Most damning may be Galvin’s allegations that Madoff prepared top executives at Fairfield in 2005 on how they should respond to federal securities regulators’ questions about him. The move came after a whistleblower told officials that he suspected Madoff was running a fraud.
“Obviously, first of all, this conversation never took place, Mark, OK?” Madoff told Fairfield Greenwich General Counsel Mark McKeefrey and Chief Risk Officer Amit Vijayvergiya, according to a transcript Galvin included in his complaint.
At one point on the call Madoff tells the men: “I mean, the idea is that it’s — is that we’re not the one that’s making the decision how much to — I mean, you know – you know, we’re not the one that’s operating the fund.”

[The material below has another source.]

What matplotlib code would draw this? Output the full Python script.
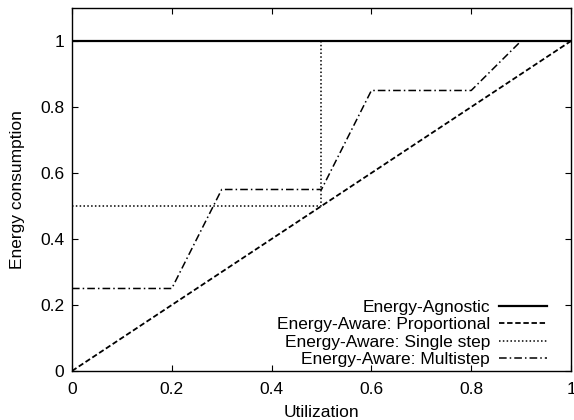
import matplotlib as mpl
mpl.use("Agg")
import matplotlib.pyplot as plt

mpl.rcParams.update({
    'font.family': 'sans-serif',
    'font.sans-serif': ['Liberation Sans', 'DejaVu Sans'],
    'font.size': 12.5,
    'xtick.direction': 'in',
    'ytick.direction': 'in',
    'xtick.top': True,
    'ytick.right': True,
    'axes.linewidth': 1.0,
})

# dati
agnostic_x = [0, 1]
agnostic_y = [1, 1]
prop_x = [0, 1]
prop_y = [0, 1]
single_x = [0, 0.5, 0.5, 1]
single_y = [0.5, 0.5, 1, 1]
multi_x = [0, 0.2, 0.3, 0.5, 0.6, 0.8, 0.9, 1]
multi_y = [0.25, 0.25, 0.55, 0.55, 0.85, 0.85, 1, 1]

xticks = [0, 0.2, 0.4, 0.6, 0.8, 1]
yticks = [0, 0.2, 0.4, 0.6, 0.8, 1]

fig, ax = plt.subplots(figsize=(5.74, 4.2), dpi=100)

ax.plot(agnostic_x, agnostic_y, color="black", linestyle="-", linewidth=1.6,
        label="Energy-Agnostic")
ax.plot(prop_x, prop_y, color="black", linestyle=(0, (3, 1.5)), linewidth=1.3,
        label="Energy-Aware: Proportional")
ax.plot(single_x, single_y, color="black", linestyle=(0, (1, 1.5)), linewidth=1.1,
        label="Energy-Aware: Single step")
ax.plot(multi_x, multi_y, color="black", linestyle=(0, (5, 2, 1, 2)), linewidth=1.1,
        label="Energy-Aware: Multistep")

ax.set_xlim(0, 1)
ax.set_ylim(0, 1.1)
ax.set_xticks(xticks)
ax.set_xticklabels([f"{t:g}" for t in xticks])
ax.set_yticks(yticks)
ax.set_yticklabels([f"{t:g}" for t in yticks])
ax.tick_params(length=4, width=0.8)
ax.tick_params(axis="x", pad=8)
ax.tick_params(axis="y", pad=5.5)

ax.set_xlabel("Utilization", labelpad=6)
ax.set_ylabel("Energy consumption", labelpad=11)

ax.legend(loc="lower right", bbox_to_anchor=(0.965, -0.008), frameon=False,
          markerfirst=False, handlelength=2.75, handletextpad=0.5,
          labelspacing=0.12, borderaxespad=0.0)

fig.subplots_adjust(left=0.1254, right=0.9948, bottom=0.1167, top=0.981)
fig.savefig("out.png", dpi=100)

A spokesman for Fairfield Greenwich said the firm is reviewing the complaint and has no immediate comment.
“These are obviously very serious allegations when one starts accusing parties of colluding with respect to coordinating testimony to give to the Securities and Exchange Commission,” said Brenda Sharton, who works on Madoff-related cases as a partner at law firm Goodwin Procter.
Galvin, one of the first state regulators to pursue the Madoff case aggressively, has long been concentrating on the so-called feeder funds and said he was looking at others as well.
His lawsuit came one day after a Connecticut judge froze the assets of Madoff’s sons and five top hedge fund industry officials, including three Fairfield Greenwich executives.
Also on Wednesday, U.S. officials seized Madoff’s 56-foot fishing yacht, named “Bull,” in Florida.